Leave out the pictures and retype only the lines from the opening line to the line that holds "8.62, 8.66, 8.84];", both ends included.
<<<<
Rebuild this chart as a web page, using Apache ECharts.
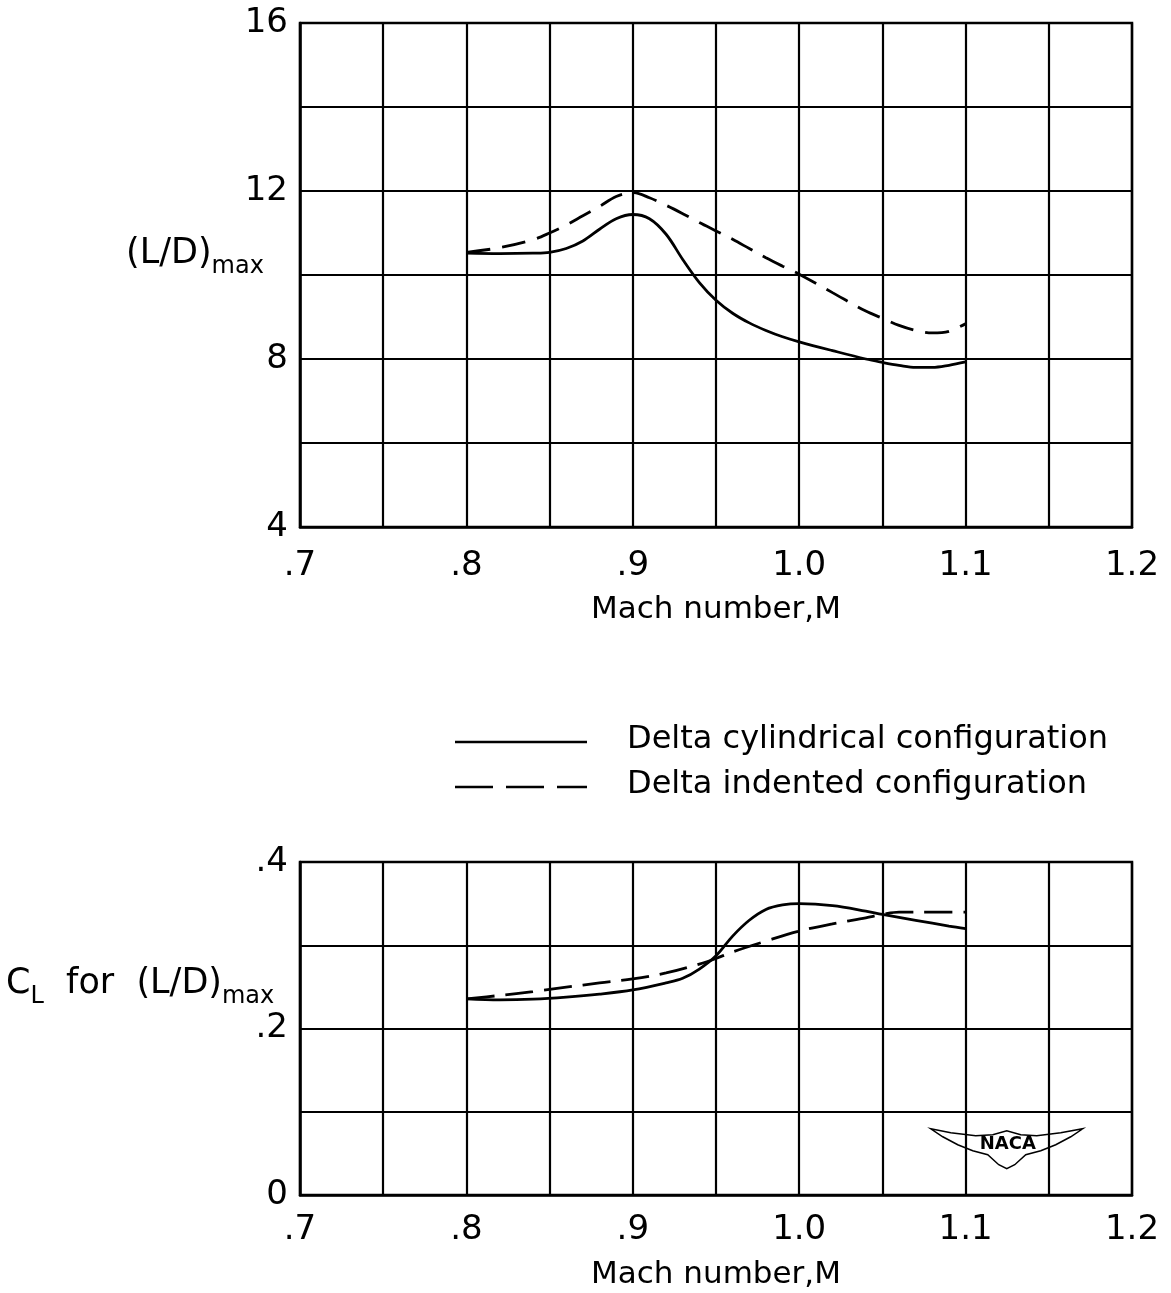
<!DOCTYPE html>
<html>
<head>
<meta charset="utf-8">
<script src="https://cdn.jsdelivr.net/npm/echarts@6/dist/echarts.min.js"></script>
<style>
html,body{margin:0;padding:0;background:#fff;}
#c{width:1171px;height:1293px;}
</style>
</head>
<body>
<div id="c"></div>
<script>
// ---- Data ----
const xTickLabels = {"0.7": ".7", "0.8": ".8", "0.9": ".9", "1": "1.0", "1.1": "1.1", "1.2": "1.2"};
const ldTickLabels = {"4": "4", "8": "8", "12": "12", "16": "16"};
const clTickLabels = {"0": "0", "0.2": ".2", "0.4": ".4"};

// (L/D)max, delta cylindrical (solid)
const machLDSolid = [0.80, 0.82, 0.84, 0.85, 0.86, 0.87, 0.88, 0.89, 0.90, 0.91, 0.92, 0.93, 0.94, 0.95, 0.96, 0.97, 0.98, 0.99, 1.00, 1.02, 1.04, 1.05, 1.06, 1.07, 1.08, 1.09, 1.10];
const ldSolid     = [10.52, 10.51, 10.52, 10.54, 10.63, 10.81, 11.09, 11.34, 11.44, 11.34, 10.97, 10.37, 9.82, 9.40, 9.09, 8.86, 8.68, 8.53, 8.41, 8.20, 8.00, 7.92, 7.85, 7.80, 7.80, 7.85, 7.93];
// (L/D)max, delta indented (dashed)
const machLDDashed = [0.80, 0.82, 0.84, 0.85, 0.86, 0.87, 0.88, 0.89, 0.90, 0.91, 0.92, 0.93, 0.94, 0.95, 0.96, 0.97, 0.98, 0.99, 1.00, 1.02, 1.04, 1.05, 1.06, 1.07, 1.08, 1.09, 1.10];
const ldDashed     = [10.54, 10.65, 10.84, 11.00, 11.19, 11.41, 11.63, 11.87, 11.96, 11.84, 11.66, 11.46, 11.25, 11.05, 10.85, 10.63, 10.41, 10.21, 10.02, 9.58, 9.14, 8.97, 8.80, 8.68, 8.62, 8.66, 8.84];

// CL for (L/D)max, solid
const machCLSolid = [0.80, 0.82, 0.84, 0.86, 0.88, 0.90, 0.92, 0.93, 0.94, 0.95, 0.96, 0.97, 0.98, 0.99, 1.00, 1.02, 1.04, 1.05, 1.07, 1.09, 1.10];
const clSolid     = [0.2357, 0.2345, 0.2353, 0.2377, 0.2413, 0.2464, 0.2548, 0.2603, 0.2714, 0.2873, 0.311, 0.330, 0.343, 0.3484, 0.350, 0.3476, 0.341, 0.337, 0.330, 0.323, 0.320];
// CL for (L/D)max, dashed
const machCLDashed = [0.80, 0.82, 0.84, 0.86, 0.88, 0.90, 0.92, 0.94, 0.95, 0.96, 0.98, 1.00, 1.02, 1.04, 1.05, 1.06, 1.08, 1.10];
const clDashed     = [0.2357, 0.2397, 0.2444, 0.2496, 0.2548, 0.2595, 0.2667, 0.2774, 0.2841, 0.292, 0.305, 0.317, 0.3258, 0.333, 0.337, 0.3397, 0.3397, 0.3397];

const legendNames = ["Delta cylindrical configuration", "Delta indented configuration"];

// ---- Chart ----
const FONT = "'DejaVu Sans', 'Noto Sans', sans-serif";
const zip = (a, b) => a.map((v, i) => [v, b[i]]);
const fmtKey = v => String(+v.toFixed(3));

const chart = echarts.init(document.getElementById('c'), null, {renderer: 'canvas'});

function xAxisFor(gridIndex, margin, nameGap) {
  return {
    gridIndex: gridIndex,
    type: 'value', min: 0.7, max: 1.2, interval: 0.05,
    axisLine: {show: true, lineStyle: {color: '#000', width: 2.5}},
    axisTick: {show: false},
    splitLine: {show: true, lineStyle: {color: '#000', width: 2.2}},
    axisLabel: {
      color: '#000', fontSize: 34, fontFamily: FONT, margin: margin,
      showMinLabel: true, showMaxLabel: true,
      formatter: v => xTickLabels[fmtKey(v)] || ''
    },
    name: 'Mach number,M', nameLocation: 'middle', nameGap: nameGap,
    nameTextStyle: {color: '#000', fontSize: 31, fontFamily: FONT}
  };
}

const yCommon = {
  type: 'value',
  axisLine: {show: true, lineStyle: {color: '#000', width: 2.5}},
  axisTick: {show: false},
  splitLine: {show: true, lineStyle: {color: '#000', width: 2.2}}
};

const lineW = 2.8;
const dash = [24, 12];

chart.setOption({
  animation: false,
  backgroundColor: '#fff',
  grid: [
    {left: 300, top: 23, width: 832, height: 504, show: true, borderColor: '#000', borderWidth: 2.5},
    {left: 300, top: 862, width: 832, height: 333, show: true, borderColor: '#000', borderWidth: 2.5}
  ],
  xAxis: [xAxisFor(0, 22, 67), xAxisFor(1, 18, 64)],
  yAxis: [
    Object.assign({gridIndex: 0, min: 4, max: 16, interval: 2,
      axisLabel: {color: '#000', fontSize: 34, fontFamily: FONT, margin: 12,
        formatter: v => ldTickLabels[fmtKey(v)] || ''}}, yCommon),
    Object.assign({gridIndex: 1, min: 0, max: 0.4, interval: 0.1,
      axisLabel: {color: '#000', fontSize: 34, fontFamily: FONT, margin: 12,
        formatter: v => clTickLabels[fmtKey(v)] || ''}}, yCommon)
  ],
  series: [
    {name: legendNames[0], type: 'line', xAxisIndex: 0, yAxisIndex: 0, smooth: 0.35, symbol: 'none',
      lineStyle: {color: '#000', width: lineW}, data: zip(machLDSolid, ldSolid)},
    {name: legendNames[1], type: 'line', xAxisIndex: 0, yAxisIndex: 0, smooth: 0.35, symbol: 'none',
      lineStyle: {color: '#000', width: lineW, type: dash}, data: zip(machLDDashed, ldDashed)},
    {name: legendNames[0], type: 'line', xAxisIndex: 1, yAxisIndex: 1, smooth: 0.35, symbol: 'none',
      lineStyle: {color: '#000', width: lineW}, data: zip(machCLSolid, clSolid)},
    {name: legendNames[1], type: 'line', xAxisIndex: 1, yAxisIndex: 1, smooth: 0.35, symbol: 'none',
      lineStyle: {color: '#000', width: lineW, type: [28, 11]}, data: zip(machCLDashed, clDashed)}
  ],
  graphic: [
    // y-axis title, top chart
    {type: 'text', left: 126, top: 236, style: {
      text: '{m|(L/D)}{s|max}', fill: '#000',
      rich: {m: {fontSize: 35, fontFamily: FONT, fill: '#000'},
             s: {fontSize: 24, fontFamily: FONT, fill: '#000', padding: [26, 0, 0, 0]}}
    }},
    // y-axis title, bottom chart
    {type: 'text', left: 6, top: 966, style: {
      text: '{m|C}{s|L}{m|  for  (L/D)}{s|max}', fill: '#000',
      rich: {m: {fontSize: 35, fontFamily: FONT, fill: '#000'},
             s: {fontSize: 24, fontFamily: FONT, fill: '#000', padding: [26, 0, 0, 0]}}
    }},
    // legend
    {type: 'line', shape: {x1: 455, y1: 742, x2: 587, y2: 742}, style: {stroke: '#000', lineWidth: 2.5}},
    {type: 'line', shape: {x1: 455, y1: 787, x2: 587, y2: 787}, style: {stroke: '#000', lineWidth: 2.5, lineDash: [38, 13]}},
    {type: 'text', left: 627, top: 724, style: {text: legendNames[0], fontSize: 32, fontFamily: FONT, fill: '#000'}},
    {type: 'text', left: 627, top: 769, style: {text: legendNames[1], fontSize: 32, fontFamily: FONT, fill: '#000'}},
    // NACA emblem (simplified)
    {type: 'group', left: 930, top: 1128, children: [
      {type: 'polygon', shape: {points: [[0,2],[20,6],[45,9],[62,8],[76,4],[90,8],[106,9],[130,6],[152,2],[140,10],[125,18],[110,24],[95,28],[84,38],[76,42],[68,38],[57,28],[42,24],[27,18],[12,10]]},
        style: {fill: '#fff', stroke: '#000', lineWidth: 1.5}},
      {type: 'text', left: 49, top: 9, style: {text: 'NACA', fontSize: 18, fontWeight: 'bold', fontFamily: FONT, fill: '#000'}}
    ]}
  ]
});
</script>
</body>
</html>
>>>>
Exercise answer =
Rebuild this chart as a web page, using Apache ECharts.
<!DOCTYPE html>
<html>
<head>
<meta charset="utf-8">
<script src="https://cdn.jsdelivr.net/npm/echarts@6/dist/echarts.min.js"></script>
<style>
html,body{margin:0;padding:0;background:#fff;}
#c{width:1171px;height:1293px;}
</style>
</head>
<body>
<div id="c"></div>
<script>
// ---- Data ----
const xTickLabels = {"0.7": ".7", "0.8": ".8", "0.9": ".9", "1": "1.0", "1.1": "1.1", "1.2": "1.2"};
const ldTickLabels = {"4": "4", "8": "8", "12": "12", "16": "16"};
const clTickLabels = {"0": "0", "0.2": ".2", "0.4": ".4"};

// (L/D)max, delta cylindrical (solid)
const machLDSolid = [0.80, 0.82, 0.84, 0.85, 0.86, 0.87, 0.88, 0.89, 0.90, 0.91, 0.92, 0.93, 0.94, 0.95, 0.96, 0.97, 0.98, 0.99, 1.00, 1.02, 1.04, 1.05, 1.06, 1.07, 1.08, 1.09, 1.10];
const ldSolid     = [10.52, 10.51, 10.52, 10.54, 10.63, 10.81, 11.09, 11.34, 11.44, 11.34, 10.97, 10.37, 9.82, 9.40, 9.09, 8.86, 8.68, 8.53, 8.41, 8.20, 8.00, 7.92, 7.85, 7.80, 7.80, 7.85, 7.93];
// (L/D)max, delta indented (dashed)
const machLDDashed = [0.80, 0.82, 0.84, 0.85, 0.86, 0.87, 0.88, 0.89, 0.90, 0.91, 0.92, 0.93, 0.94, 0.95, 0.96, 0.97, 0.98, 0.99, 1.00, 1.02, 1.04, 1.05, 1.06, 1.07, 1.08, 1.09, 1.10];
const ldDashed     = [10.54, 10.65, 10.84, 11.00, 11.19, 11.41, 11.63, 11.87, 11.96, 11.84, 11.66, 11.46, 11.25, 11.05, 10.85, 10.63, 10.41, 10.21, 10.02, 9.58, 9.14, 8.97, 8.80, 8.68, 8.62, 8.66, 8.84];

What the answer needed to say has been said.